Another spectacular ruin is Miami Marine Stadium, completed in 1963. Designed by Cuban architect Hilario Candela as a venue for sports from boxing to powerboat racing, it was originally notable for its 100 metre (326-foot) long cantilevered roof built from poured concrete. It closed in 1992 in the aftermath of Hurricane Andrew, at which point it took on another life: as a canvas for the city’s graffiti artists. It’s estimated that 200 layers of paint now decorate the structure, and even the architect loves what the artists have done to it.
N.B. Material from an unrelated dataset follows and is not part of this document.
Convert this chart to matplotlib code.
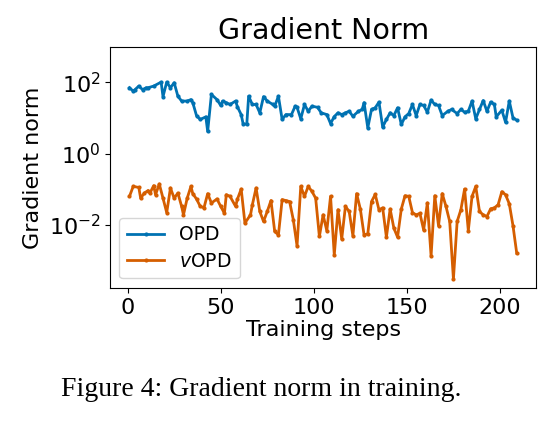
import matplotlib
matplotlib.use("Agg")
import matplotlib.pyplot as plt

# OPD gradient norm
opd_steps = [1, 3, 4, 6, 8, 10, 11, 14, 18, 19, 21, 23, 25, 27, 29, 32, 34, 35,
             37, 39, 42, 43, 45, 48, 50, 51, 53, 55, 58, 59, 61, 62, 64, 65, 67,
             69, 71, 73, 75, 78, 79, 81, 83, 85, 88, 90, 91, 93, 95, 97, 99, 102,
             104, 107, 109, 111, 113, 115, 117, 119, 121, 124, 126, 127, 129, 131,
             133, 135, 137, 139, 141, 143, 145, 147, 149, 151, 153, 155, 157, 159,
             161, 163, 165, 167, 169, 172, 174, 177, 179, 181, 183, 185, 187, 189,
             191, 193, 195, 197, 198, 201, 203, 205, 207, 209]
opd_norm = [71, 57, 63, 79, 63, 71, 71, 79, 102, 40, 102, 71, 98, 41, 30, 30, 33, 27,
            11.7, 9.1, 10.8, 4.2, 46, 33, 22.5, 30, 27, 24, 30, 20.5, 12.5, 7.0, 6.6, 41, 24,
            24, 14, 40, 30, 24, 21.5, 41, 9.1, 12.5, 12.5, 21.5, 20, 9.5, 24, 15.5, 21.5, 20,
            14, 12.5, 7.0, 11, 14, 12.5, 14, 15.5, 11.2, 15.5, 17.4, 27, 5.3, 17.4,
            19.4, 28, 5.6, 9.1, 14, 11.7, 19.4, 6.6, 10.8, 13.4, 24, 11.7, 24, 22.5,
            14.6, 32, 24, 22.5, 11.7, 15.5, 17.4, 13.4, 17.4, 14.6, 15.5, 30, 9.5, 17.4,
            31, 15.5, 28, 24, 10.8, 16.6, 7.6, 30, 10.1, 8.7]

# vOPD gradient norm
vopd_steps = [1, 3, 6, 7, 9, 11, 12, 14, 15, 17, 19, 21, 23, 25, 27, 29, 30, 32, 34,
              35, 37, 39, 41, 43, 45, 48, 50, 52, 53, 55, 58, 59, 61, 63, 66, 67, 69,
              71, 73, 75, 77, 79, 81, 83, 85, 87, 89, 91, 93, 95, 97, 99, 101, 103,
              105, 107, 109, 111, 113, 115, 117, 119, 121, 123, 125, 127, 129, 131,
              133, 135, 137, 139, 141, 143, 145, 147, 149, 151, 153, 155, 157, 159,
              161, 163, 165, 167, 169, 171, 173, 175, 177, 179, 181, 183, 185, 187,
              189, 191, 193, 195, 197, 199, 201, 203, 205, 207, 209]
vopd_norm = [0.063, 0.120, 0.112, 0.056, 0.078, 0.092, 0.078, 0.126, 0.070, 0.140,
             0.056, 0.022, 0.108, 0.056, 0.078, 0.033, 0.019, 0.056, 0.120, 0.075,
             0.053, 0.033, 0.030, 0.075, 0.041, 0.053, 0.033, 0.021, 0.070, 0.063,
             0.033, 0.053, 0.101, 0.0112, 0.019, 0.0366, 0.108, 0.0237, 0.0124, 0.0237,
             0.048, 0.0065, 0.0052, 0.051, 0.048, 0.045, 0.0138, 0.00256, 0.120, 0.063,
             0.120, 0.087, 0.056, 0.0047, 0.019, 0.0068, 0.063, 0.00143, 0.0265, 0.0040,
             0.033, 0.0237, 0.0049, 0.075, 0.0277, 0.0052, 0.0056, 0.045, 0.0714, 0.0265,
             0.030, 0.0045, 0.0277, 0.0081, 0.0045, 0.0277, 0.0656, 0.063, 0.022, 0.019,
             0.021, 0.0072, 0.041, 0.00134, 0.0656, 0.0094, 0.075, 0.033, 0.0124, 0.0003,
             0.0124, 0.0265, 0.101, 0.0069, 0.063, 0.120, 0.0237, 0.019, 0.0171, 0.0282,
             0.030, 0.0366, 0.085, 0.070, 0.039, 0.0094, 0.0016]

fig = plt.figure(figsize=(5.59, 4.22), dpi=100)
ax = fig.add_axes([0.197, 0.318, 0.762, 0.571])

ax.plot(opd_steps, opd_norm, color='#0072B2', lw=2, marker='.', ms=4, label='OPD')
ax.plot(vopd_steps, vopd_norm, color='#D55E00', lw=2, marker='.', ms=4, label='$v$OPD')

ax.set_yscale('log')
ax.set_ylim(10**-3.77, 10**3.0)
ax.set_title('Gradient Norm', fontsize=20.5)
ax.set_xlabel('Training steps', fontsize=16, labelpad=2)
ax.set_ylabel('Gradient norm', fontsize=16)
ax.tick_params(labelsize=16)
ax.legend(loc='lower left', fontsize=13.5, labelspacing=0.4)

# caption
fig.text(0.467, 0.077, 'Figure 4: Gradient norm in training.',
         family='Liberation Serif', fontsize=20, ha='center', va='center')

fig.savefig('out.png', dpi=100)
But there are smaller ruins too. The remains of Giuseppe Perugini’s mind-expanding Casa Sperimentale, or Experimental House (1968–71) can be found in the coastal town of Fregene, in Italy. The exposed concrete frame is meant to resemble the creeping branches and trunks of the trees that surround it. Red accents, in window frames and railings, are like the autumnal show of Virginia creeper or the seeping oxide from ironstone. Deep recesses and extravagant protrusions give it the most sculptural of forms, a wilfully awkward design that incorporates a series of great, grey concrete circles and dishes on the external walls, sitting in the frame like that most modern of symbols, an egg in a carton. It even has its own drawbridge to isolate the futuristic inhabitants from the outside world, confirming this place as much playground as house. But this Cubist masterpiece is long abandoned. The experiment has seemingly gone awry, the insides bare and weathered, and perhaps the captive aliens escaped. It now has more in common with an artistic folly like Victor Pasmore’s Apollo Pavilion in Peterlee.
These structures exist as part of extreme landscapes, and seem on the verge of disintegrating into them. Will Miami Marine Stadium resist the pressure to redevelop this prime site? Might the woods around St Peter’s Seminary refuse to relinquish their hold when the developers come to do it up? Has Perugini’s tree house ‘gone native’ and become an organic structure, rather than one we can recognize as a building? Will fragments of all these be dug up by future archaeologists, or their structures re-emerge in the aerial photographs of dogged geophysicists? Or will their ruins become the set of folk horror movies or the place of neopagan rites, whose customs can be traced back to the operation of long defunct smart phone cameras and spray cans? Who knows? The unlit corners, water-penetrated walls, rusting services, weeds and lichen are not going to let on.